Use of ngram representation and colocation of toponyms in geography and text for geocoding

Figure 1 : General workflow


Setup environnement

  • Python3.6+
  • Os free (all dependencies should work on Windows !)

It is strongly advised to used Anaconda in a windows environnement!

Install dependencies

pip3 install -r requirements.txt

For Anaconda users

while read requirement; do conda install --yes $requirement; done < requirements.txt

Prepare required data

Geonames data

  1. Download the Geonames data use to train the network here
  2. download the hierarchy data here
  3. unzip both file in the directory of your choice
  4. run the script train_test_split_geonames.py <geoname_filename>

Cooccurence data

  1. First, you must download the Wikipedia corpus from which you want to extract co-occurrences : English Wikipedia Corpus
  2. Parse the corpus with Gensim script using the following command : python3 -m gensim.scripts.segment_wiki -i -f <wikicorpus> -o <1stoutputname>.json.gz
  3. Build a page of interest file that contains a list of Wikipedia pages. The file must be a csv with the following column : title,latitude,longitude.
    You can find here a page of interest file that contains places that appears in both FR and EN wikipedia.
  4. Then using and index that contains pages of interest run the command : python3 script/get_cooccurrence.py <page_of_interest_file> <2noutputname> -c <1stoutputname>.json.gz
  5. Finally, split the resulting dataset with the script train_test_split_cooccurrence_data.py <2ndoutputname>

If you're in a hurry

French Geonames, French Wikipedia cooccurence data, and their train/test splits datasets can be found here : https://projet.liris.cnrs.fr/hextgeo/files/


Train the network

To train the network with default parameter use the following command :

python3 combination_embeddings.py -i <geoname data filename> <hierarchy geonames data filename>

### Train the network with different parameters

We built a tiny module that allows to run the network training using different parameters.
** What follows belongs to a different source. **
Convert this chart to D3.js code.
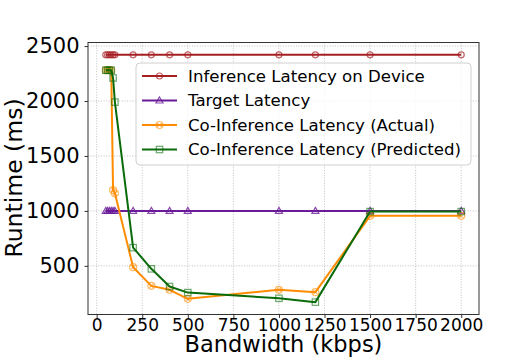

To do that use the GridSearchModel class in lib.run. You can find an example in the following code:

from lib.run import GridSearchModel
from collections import OrderedDict

grid = GridSearchModel(\
    "python3 combination_embeddings.py",
    **OrderedDict({ # We use an OrderedDict since the order of parameters is important
    "rel":["-i","-a","-c"],
    "-n":[4],
    "geoname_fn":"../data/geonamesData/US_FR.txt".split(),
    "hierarchy_fn":"../data/geonamesData/hierarchy.txt".split(),
    "store_true":["rel"]
    }.items()))
grid.run()

Available parameters

Parameter Description
-i,--inclusion Use inclusion relationships to train the network
-a,--adjacency Use adjacency relationships to train the network
-w,--wikipedia-coo Use Wikipedia place co-occurrences to train the network
--wikipedia-cooc-fn File that contains the coooccurrence data
--cooc-sample-size- Number of cooccurence relation selected for each location in cooccurrences data
--adjacency-iteration Number of iteration in the adjacency extraction process
-n,--ngram-size ngram size x
-t,--tolerance-value K-value in the computation of the accuracy@k
-e,--epochs number of epochs
-d,--dimension size of the ngram embeddings
--admin_code_1 (Optional) If you wish to train the network on a specific region

New model based on BERT embeddings

In the recent years, BERT architecture proposed by Google researches enables to outperform state-of-art methods for differents tasks in NLP (POS, NER, Classification). To verify if BERT embeddings would permit to increase the performance of our approach, we code a script to use bert with our data. In our previous model, the model returned two values each on between [0,1]. Using Bert, the task has shifted to classification (softmax) where each class correspond to a cell on the glob. We use the hierarchical projection model : Healpix. Other projections model like S2geometry can be considered : https://s2geometry.io/about/overview.

In order, to run this model training, run the bert.py script :

python3 bert.py <train_dataset> <test_dataset>

The train and test dataset are table data composed of two columns: sentence and label.